The comparison in one view
The three models line up cleanly once you separate what each one actually gives.
- Capital: YC puts in 500,000 dollars. Techstars puts in 20,000 dollars plus a 100,000 dollar note. A studio puts in first-ticket capital plus a team that builds.
- Equity: YC takes about 7 percent. Techstars takes about 6 percent. A studio takes roughly 30 to 50 percent.
- Engagement: YC and Techstars run a three-month program after you have started. A studio builds with you from before the company exists.
- Best for: an accelerator suits a team with a product that needs capital, network, and validation. A studio suits a domain expert with no team and no product who wants it co-built.
Y Combinator invests 500,000 dollars on standard terms, 125,000 dollars for 7 percent on a post-money SAFE plus 375,000 dollars on an uncapped SAFE. Techstars offers 20,000 dollars for 6 percent of common stock plus a 100,000 dollar convertible note.
— Y Combinator and Techstars standard deal terms
Which one should you choose
Match the path to what you are missing, not to the lowest dilution number. If you already have a team and a shipping product, an accelerator check plus its network is the cheaper trade, and YC's brand or Techstars' mentor depth may decide it. If you are a domain expert with no team and no product, a studio closes a gap an accelerator cannot, because a three-month program will not build the company for you. The honest question is not which is best in general, but which supplies exactly what you do not have.
Where Avante fits
Avante Ventures is a venture studio, so weigh this as an interested view. Avante co-founds AI-native companies for Brazil and LATAM, meeting founders at day zero with capital and a team that builds beside them rather than a term sheet and a calendar invite.

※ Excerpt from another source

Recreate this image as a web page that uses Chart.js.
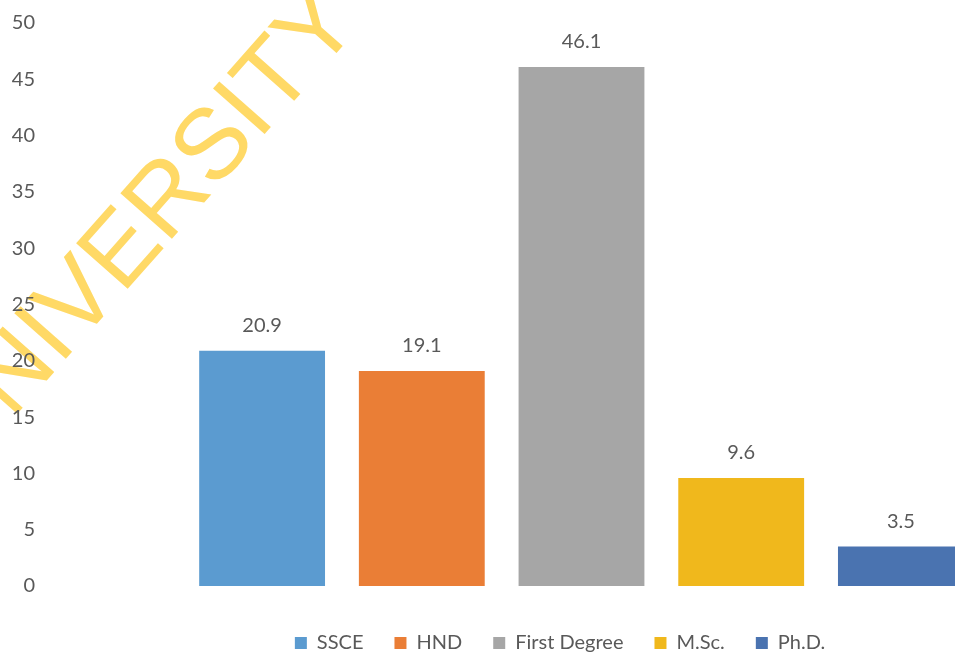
<!DOCTYPE html>
<html lang="en">

<head>
    <meta charset="UTF-8">
    <title>Educational qualification of respondents</title>
    <script src="https://cdn.jsdelivr.net/npm/chart.js@4.4.1/dist/chart.umd.min.js"></script>
    <style>
        body { margin: 0; overflow: hidden; background: #ffffff; }
    </style>
</head>

<body>
    <canvas id="myChart" width="1120" height="670"></canvas>

    <script>
        // Chart values
        var levels = ["SSCE", "HND", "First Degree", "M.Sc.", "Ph.D."];
        var percents = [20.9, 19.1, 46.1, 9.6, 3.5];
        var yTickValues = [0, 5, 10, 15, 20, 25, 30, 35, 40, 45, 50];

        var barColors = ["#5B9BD0", "#EA7E36", "#A6A6A6", "#F0B81C", "#4A73B0"];
        var textColor = "#595959";

        // One dataset per level so each gets its own legend entry
        var datasets = levels.map(function (name, i) {
            return {
                label: name,
                data: [percents[i]],
                backgroundColor: barColors[i],
                borderWidth: 0
            };
        });

        // Faint watermark behind the chart
        var watermark = {
            id: "watermark",
            beforeDraw: function (chart) {
                var ctx = chart.ctx;
                ctx.save();
                ctx.translate(-36, 474);
                ctx.rotate(-48.5 * Math.PI / 180);
                ctx.font = "100px 'Liberation Sans'";
                ctx.fillStyle = "#FFD966";
                ctx.textBaseline = "alphabetic";
                ctx.fillText("UNIVERSITY", 0, 0);
                ctx.restore();
            }
        };

        // Value written above each bar
        var valueLabels = {
            id: "valueLabels",
            afterDatasetsDraw: function (chart) {
                var ctx = chart.ctx;
                ctx.save();
                ctx.font = "20px Lato";
                ctx.fillStyle = textColor;
                ctx.textAlign = "center";
                ctx.textBaseline = "alphabetic";
                chart.data.datasets.forEach(function (ds, i) {
                    var bar = chart.getDatasetMeta(i).data[0];
                    ctx.fillText(ds.data[0].toFixed(1), bar.x, bar.y - 19);
                });
                ctx.restore();
            }
        };

        var chart = new Chart(document.getElementById("myChart"), {
            type: "bar",
            data: {
                labels: [""],
                datasets: datasets
            },
            plugins: [watermark, valueLabels],
            options: {
                responsive: false,
                animation: false,
                categoryPercentage: 0.7414,
                barPercentage: 0.788,
                layout: {
                    padding: { top: 23, left: 0, right: 0, bottom: 7 }
                },
                plugins: {
                    legend: {
                        position: "bottom",
                        labels: {
                            boxWidth: 12,
                            boxHeight: 12,
                            padding: 31,
                            color: textColor,
                            font: { family: "Lato", size: 20 }
                        }
                    },
                    tooltip: { enabled: false }
                },
                scales: {
                    x: {
                        grid: { display: false, drawTicks: false },
                        border: { display: false },
                        ticks: { display: false },
                        afterFit: function (scale) { scale.height = 16; }
                    },
                    y: {
                        min: 0,
                        max: 50,
                        grid: { display: false, drawTicks: false },
                        border: { display: false },
                        afterBuildTicks: function (scale) {
                            scale.ticks = yTickValues.map(function (v) { return { value: v }; });
                        },
                        ticks: {
                            padding: 8,
                            color: textColor,
                            font: { family: "Lato", size: 20 }
                        },
                        afterFit: function (scale) { scale.width = 43; }
                    }
                }
            }
        });
    </script>
</body>

</html>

If you want the fuller separation of models, read the difference between a venture studio, an accelerator, and an incubator, and to understand the trade, read how much equity venture studios take.
Preguntas frecuentes
- yc vs techstars vs venture studio
- Y Combinator and Techstars are accelerators that invest a small check into a company you already started and take single-digit equity, about 7 percent and 6 percent respectively, then run a three-month program. A venture studio co-founds the company from day zero, supplies a build team and first capital, and takes a much larger founder-level stake, commonly 30 to 50 percent.
- How much equity does Y Combinator take?
- Y Combinator invests 500,000 dollars in total. The first 125,000 dollars buys a fixed 7 percent on a post-money SAFE, and the remaining 375,000 dollars is an uncapped SAFE with a most-favored-nation clause that converts at the next priced round.
- Is a venture studio better than YC or Techstars?
- Neither is better in the abstract, because they sell different things. An accelerator sells a program, a network, and a small check to a company that already exists. A studio co-founds the company and takes a larger stake for building it. Choose the accelerator if you have a team and need capital and network, and the studio if you need the company itself built with you.
- Should I apply to an accelerator or join a venture studio?
- Decide by what you lack. If you have a team and a working product, an accelerator like YC or Techstars gives capital and network at low dilution. If you have domain insight but no team or product, a venture studio closes that gap by building alongside you, which a fixed-term accelerator program does not do.